NBC’s “Meet the Press” is the nation’s longest running television show, debuting as a half-hour program on Nov. 6, 1947, with serious topics and notable guests — back in the days when anchors spoke in the voice of doom, with an intense demeanor.
CBS’s “Face the Nation” went on the air seven years later in 1954, while ABC’s “This Week” debuted in 1981.
So between the three of them, the shows have been on the air for 175 years.
Sunday talk, however, appears to be losing its appeal.
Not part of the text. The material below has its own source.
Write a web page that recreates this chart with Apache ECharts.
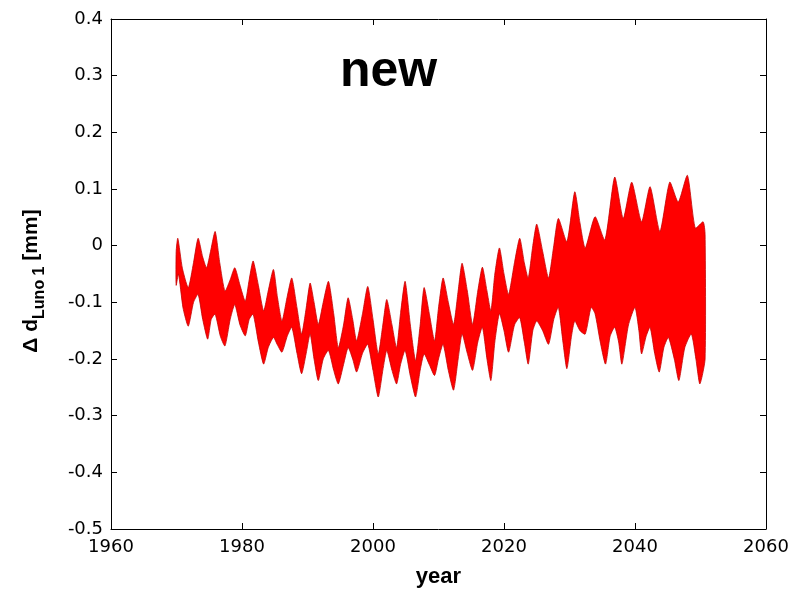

The Pew Research Center has tallied the public interest based on industry statistics.
“Average audience for the network TV Sunday morning political talk shows on ABC, CBS, Fox and NBC — ‘This Week,’ ‘Face the Nation,’ and ‘Meet the Press,’ respectively — declined 8% in 2018, to about 2.3 million average viewers,” the pollster said in a new report, which reviewed several years worth of complex Comscore audience data.
“The average audience for the four newsmagazine shows aired by the networks — ABC’s ‘20/20,’ CBS’s ‘60 Minutes’ and ‘48 Hours,’ and NBC’s ‘Dateline’ — declined in 2018, down 8% from 2017,” the report also noted.
Relatively unembellished news — with less opinion or agenda — seems to be holding its own.
The average audience for the evening newscasts for ABC, CBS and NBC remained relatively stable in 2018, with 5.3 million viewers tuning in on average, compared with 5.2 million in 2017.
“Combined advertiser expenditures for the evening broadcast news programs, ABC’s ‘World News Tonight,’ CBS ‘Evening News’ and NBC ‘Nightly News,’ were $518 million in 2018, a decline of 6% compared with 2017, according to estimates from Kantar Media,” the study noted.